Geordan Murphy, a hot tip as the British and Irish Lions' full-back in New Zealand this summer but unusually shambolic during the 50-odd minutes he spent on the field here, had an early kick charged down by Kiole and left his side under a small mountain of unwanted pressure. Mefin Davies hit Andy Gomarsall with an inventive long throw at the line-out - as much a strength for Gloucester as their scrum was a weakness - and Hazell led the forward rush into the Leicester 22, allowing Paul to slide a kick towards the line. Mauger collected it soundly and wrenched himself out of a tackle to complete the try on four minutes.

Nine minutes later, Gloucester found themselves 10 points to the good. Terry Fanolua led the way this time, stepping on the gas down the right-hand touchline and creating an opening for Eustace to twist over at the flag. If Leicester had allowed themselves to be consumed by blind panic, who could have blamed them? Kingsholm had never been the happiest of destinations for them - 92 visits, 67 defeats - and with the local hordes in full cry, things looked as bleak as could be.

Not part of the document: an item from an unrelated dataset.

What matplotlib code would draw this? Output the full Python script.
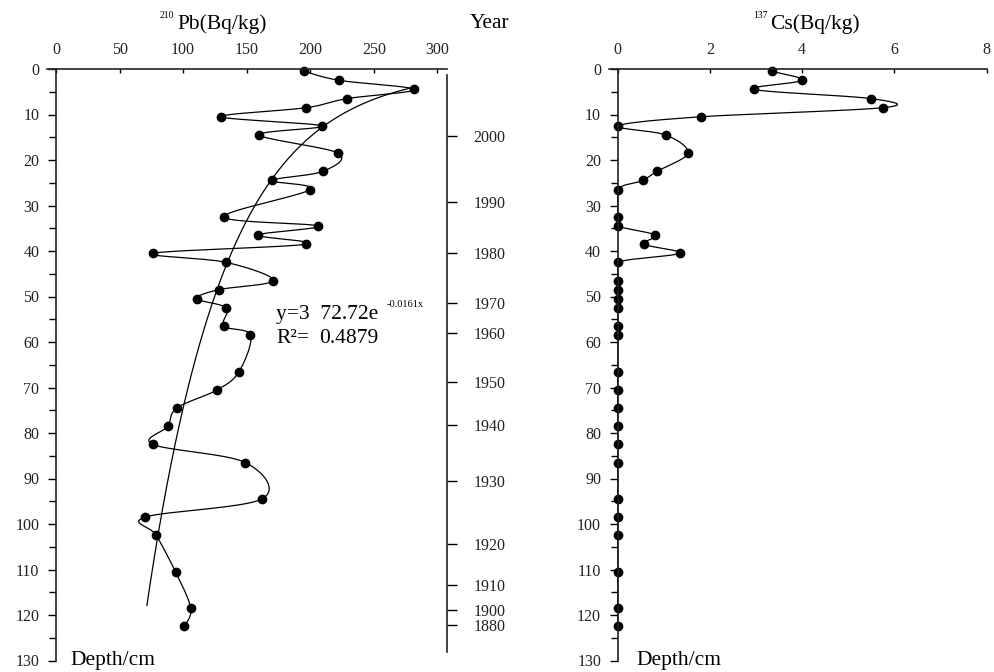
import numpy as np
import matplotlib
matplotlib.use("Agg")
import matplotlib.pyplot as plt

plt.rcParams['font.family'] = ['Liberation Serif', 'DejaVu Serif']

# ---------------- data ----------------
depth = [0.5, 2.5, 4.5, 6.5, 8.5, 10.5, 12.5, 14.5, 18.5, 22.5, 24.5, 26.5,
         32.5, 34.5, 36.5, 38.5, 40.5, 42.5, 46.5, 48.5, 50.5, 52.5, 56.5, 58.5,
         66.5, 70.5, 74.5, 78.5, 82.5, 86.5, 94.5, 98.5, 102.5, 110.5, 118.5, 122.5]
pb210 = [195, 223, 282, 229, 197, 130, 209, 160, 222, 210, 170, 200,
         132, 206, 159, 197, 76, 134, 171, 128, 111, 134, 132, 153,
         144, 127, 95, 88, 76, 149, 162, 70, 79, 94, 106, 101]
cs137 = [3.34, 4.0, 2.96, 5.49, 5.76, 1.80, 0.0, 1.04, 1.52, 0.85, 0.54, 0.0,
         0.0, 0.0, 0.81, 0.57, 1.34, 0.0, 0.0, 0.0, 0.0, 0.0, 0.0, 0.0,
         0.0, 0.0, 0.0, 0.0, 0.0, 0.0, 0.0, 0.0, 0.0, 0.0, 0.0, 0.0]
fit_a, fit_k = 372.72, 0.0161          # depth = a * exp(-k * Pb)
year_labels = [2000, 1990, 1980, 1970, 1960, 1950, 1940, 1930, 1920, 1910, 1900, 1880]
year_depths = [14.7, 29.2, 40.5, 51.4, 58.1, 68.7, 78.2, 90.5, 104.4, 113.3, 118.9, 122.1]
pb_ticks = [0, 50, 100, 150, 200, 250, 300]
cs_ticks = [0, 2, 4, 6, 8]
depth_ticks = list(range(0, 131, 10))

W, H = 994, 672
fig = plt.figure(figsize=(W / 100, H / 100), dpi=100)


def fx(px):
    return px / W


def fy(py):
    return 1 - py / H


TOP, BOT = 69, 660.5
FS_TICK = 11.5
FS_TITLE = 15.5


def smooth_plot(ax, xs, ys, xmin=None, **kw):
    """Excel-style smoothed line (cubic Bezier, Catmull-Rom control points) in display space."""
    pts = ax.transData.transform(np.column_stack([xs, ys]))
    n = len(pts)
    out = []
    for i in range(n - 1):
        p0 = pts[max(i - 1, 0)]
        p1 = pts[i]
        p2 = pts[i + 1]
        p3 = pts[min(i + 2, n - 1)]
        c1 = p1 + (p2 - p0) / 6.0
        c2 = p2 - (p3 - p1) / 6.0
        t = np.linspace(0, 1, 20)[:, None]
        seg = ((1 - t) ** 3) * p1 + 3 * ((1 - t) ** 2) * t * c1 + 3 * (1 - t) * t ** 2 * c2 + t ** 3 * p2
        out.append(seg if i == 0 else seg[1:])
    curve = np.vstack(out)
    data = ax.transData.inverted().transform(curve)
    if xmin is not None:
        data[:, 0] = np.maximum(data[:, 0], xmin)
    ax.plot(data[:, 0], data[:, 1], **kw)


def style_depth_axis(ax):
    ax.set_ylim(130, 0)
    ax.set_yticks(depth_ticks)
    ax.set_yticks(np.arange(5, 130, 10), minor=True)
    ax.tick_params(axis='y', which='major', direction='out', length=6, width=1,
                   pad=6, labelsize=FS_TICK, left=True, right=False)
    ax.tick_params(axis='y', which='minor', direction='out', length=5, width=1,
                   left=True, right=False)
    ax.xaxis.tick_top()
    ax.tick_params(axis='x', which='major', direction='in', length=3, width=1,
                   pad=8, labelsize=FS_TICK, top=True, bottom=False)
    ax.spines['bottom'].set_visible(False)
    ax.spines['right'].set_visible(False)
    ax.spines['left'].set_position(('data', 0))
    for s in ('top', 'left'):
        ax.spines[s].set_linewidth(1.2)
        ax.spines[s].set_color('#222222')
    for lab in ax.get_xticklabels() + ax.get_yticklabels():
        lab.set_color('#222222')


# ---------------- left panel: 210Pb ----------------
ax1 = fig.add_axes([fx(47), fy(BOT), fx(447) - fx(47), fy(TOP) - fy(BOT)])
ax1.set_xlim(-7.1, 307.6)
ax1.set_xticks(pb_ticks)
style_depth_axis(ax1)
ax1.patch.set_alpha(0)

pb_min, pb_max = min(pb210), max(pb210)
pb_fit = np.linspace(pb_min + 1.5, pb_max, 200)
ax1.plot(pb_fit, fit_a * np.exp(-fit_k * pb_fit), color='black', lw=0.9)
smooth_plot(ax1, pb210, depth, color='black', lw=0.9)
ax1.plot(pb210, depth, 'o', color='black', ms=6, clip_on=False)

# year axis
axy = ax1.twinx()
axy.set_ylim(130, 0)
for s in ('top', 'bottom', 'left'):
    axy.spines[s].set_visible(False)
axy.spines['right'].set_bounds(1.3, 128.2)
axy.spines['right'].set_linewidth(1.2)
axy.spines['right'].set_color('#222222')
axy.set_yticks(year_depths)
axy.set_yticklabels([str(y) for y in year_labels])
axy.tick_params(axis='y', direction='out', length=7, width=1, pad=12,
                labelsize=FS_TICK, labelcolor='#222222')

# ---------------- right panel: 137Cs ----------------
ax2 = fig.add_axes([fx(609), fy(BOT), fx(987) - fx(609), fy(TOP) - fy(BOT)])
ax2.set_xlim(-0.19, 8.01)
ax2.set_xticks(cs_ticks)
style_depth_axis(ax2)
smooth_plot(ax2, cs137, depth, xmin=0.0, color='black', lw=0.9)
ax2.plot(cs137, depth, 'o', color='black', ms=6, clip_on=False)

# ---------------- texts ----------------
fig.text(fx(174), fy(18.5), '210', fontsize=7, ha='right', va='baseline')
fig.text(fx(177), fy(28.5), 'Pb(Bq/kg)', fontsize=FS_TITLE, ha='left', va='baseline')
fig.text(fx(768), fy(18.5), '137', fontsize=7, ha='right', va='baseline')
fig.text(fx(770), fy(28.5), 'Cs(Bq/kg)', fontsize=FS_TITLE, ha='left', va='baseline')
fig.text(fx(470), fy(28.5), 'Year', fontsize=FS_TITLE, ha='left', va='baseline')

fig.text(fx(70), fy(665.5), 'Depth/cm', fontsize=FS_TITLE, ha='left', va='baseline')
fig.text(fx(636), fy(665.5), 'Depth/cm', fontsize=FS_TITLE, ha='left', va='baseline')

fig.text(fx(276), fy(319), 'y=3  72.72e', fontsize=FS_TITLE, ha='left', va='baseline')
fig.text(fx(387), fy(307), '-0.0161x', fontsize=7.5, ha='left', va='baseline')
fig.text(fx(276), fy(343), 'R\u00b2=', fontsize=FS_TITLE, ha='left', va='baseline')
fig.text(fx(319), fy(343), '0.4879', fontsize=FS_TITLE, ha='left', va='baseline')

fig.savefig('out.png', dpi=100)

But they did not panic. Within three minutes of Eustace's try, they put themselves on the board with a try of such splendour that Gloucester probably knew then and there that their lead was nothing less than a temporary aberration. Jon Goodridge was churned out of a ruck by Johnson and company following a well-placed high kick from Andy Goode, Ollie Smith stole a yard on Kiole down the right and Murphy materialised in support to slip a scoring pass to Leon Lloyd.

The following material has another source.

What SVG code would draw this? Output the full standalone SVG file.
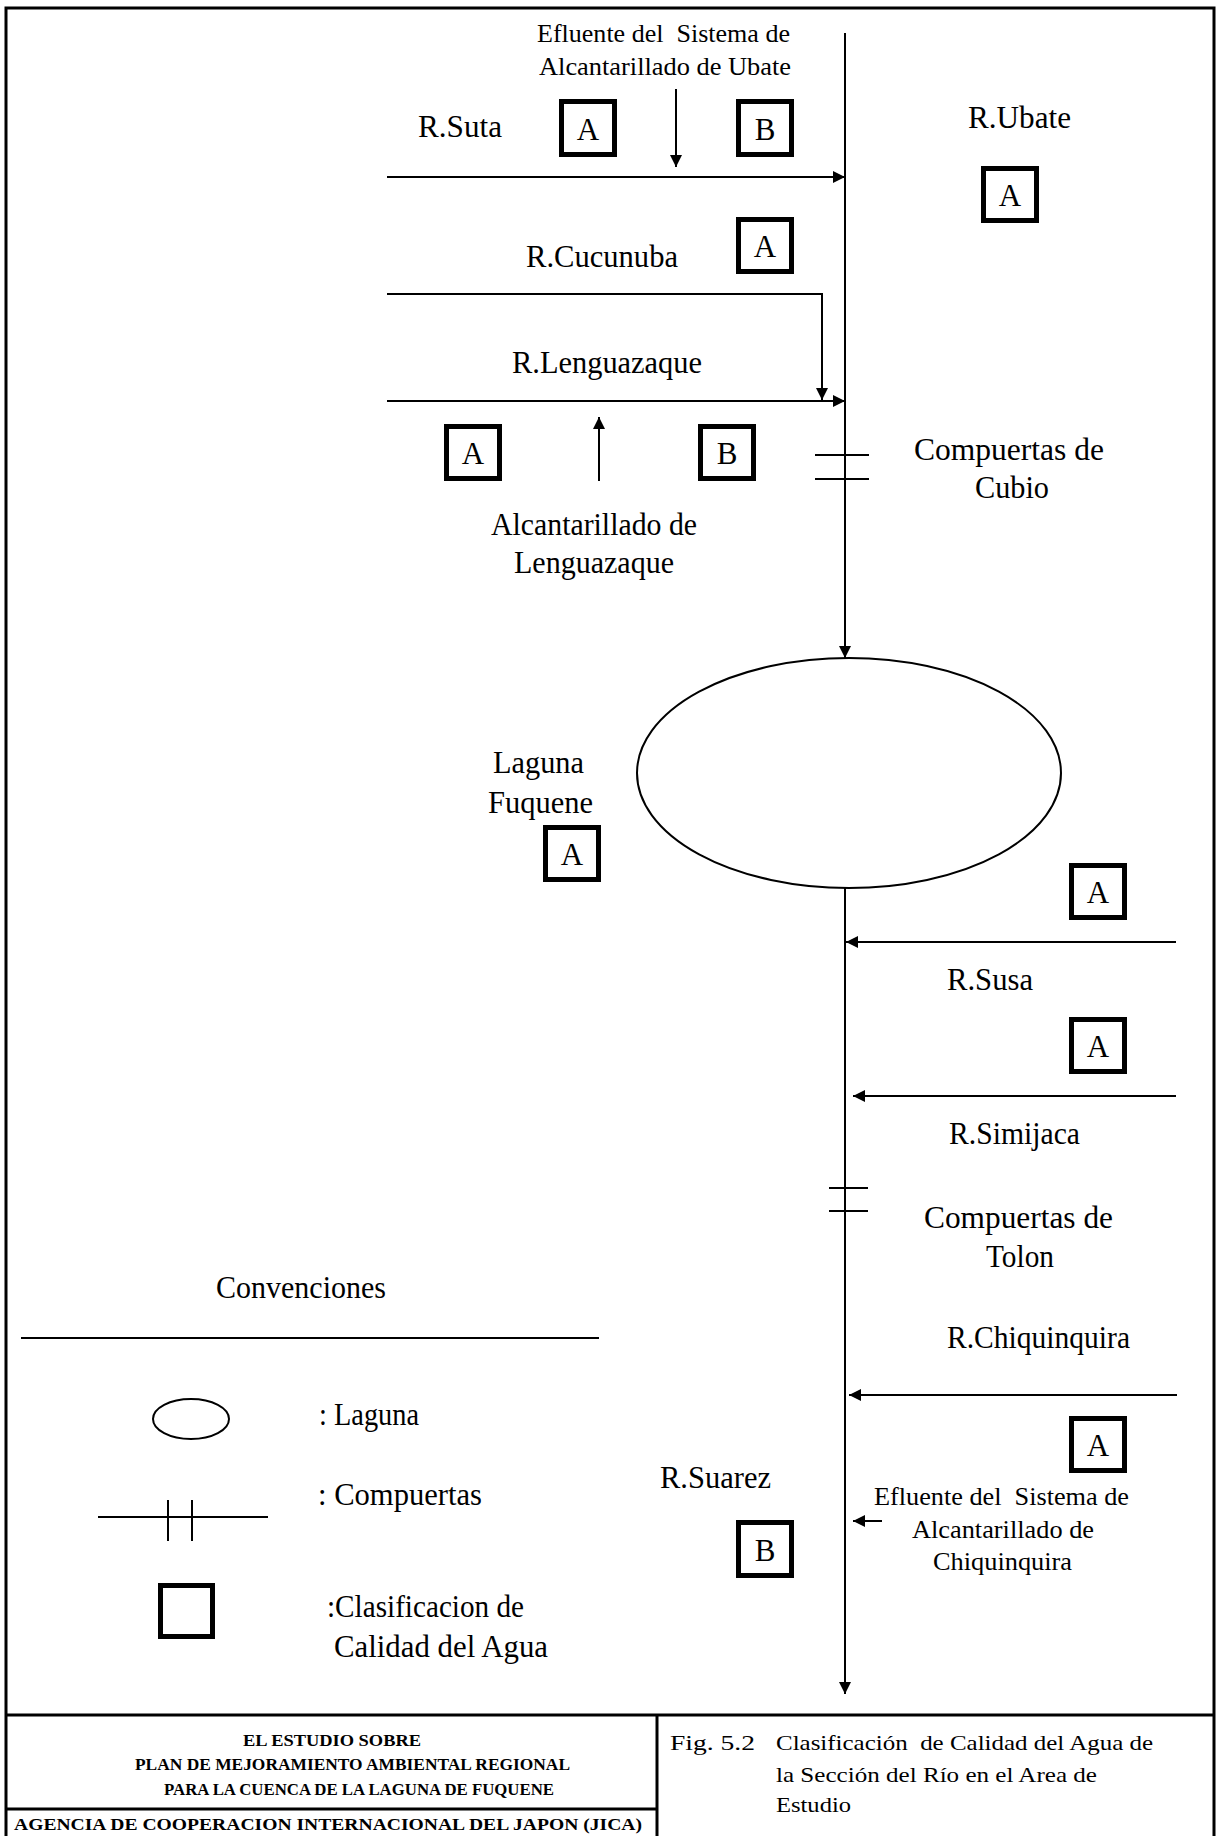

Goode then dictated matters with the boot, earning Leicester acres of territory out of hand and picking up handy points from the tee. Lloyd put Smith in at the right flag after 40 minutes, Goode dropped a goal in the fifth minute of first-half stoppage time, and when the outside-half poked a kick towards the Gloucester sticks shortly after the interval, Daryl Gibson's reactions were sharp enough to touch down the ball at the foot of the post. Job done.

It is just possible that Leicester will now throw everything at the Heineken Cup and leave the Premiership to take care of itself, thereby dropping a couple of matches. Do not bet a penny on it, though. The Tigers are climbing the high peaks once again, and show few signs of making an early return to the lowlands.

Gloucester: Tries Mauger, Eustace; Penalty Paul. Leicester: Tries Lloyd, Smith, Gibson; Conversions Goode 2; Penalties Goode 2; Drop goal Goode.

Gloucester: J Goodridge; M Garvey (J Bailey, 69), N Mauger, T Fanolua, S Kiole; H Paul, A Gomarsall; C Bezuidenhout (T Sigley, 51), M Davies, P Vickery, A Eustace (P Buxton, 67), A Brown, J Boer (capt), A Balding (J Forrester, 51), A Hazell.

Leicester: G Murphy (S Vesty, 58); O Smith, L Lloyd, D Gibson, T Varndell; A Goode (M Cornwell, 80), H Ellis; D Morris, G Chuter (J Buckland, 31), J White, M Johnson (capt), B Kay, L Moody, M Corry (W Johnson, 23), N Back.

Referee: D Pearson (Northumberland).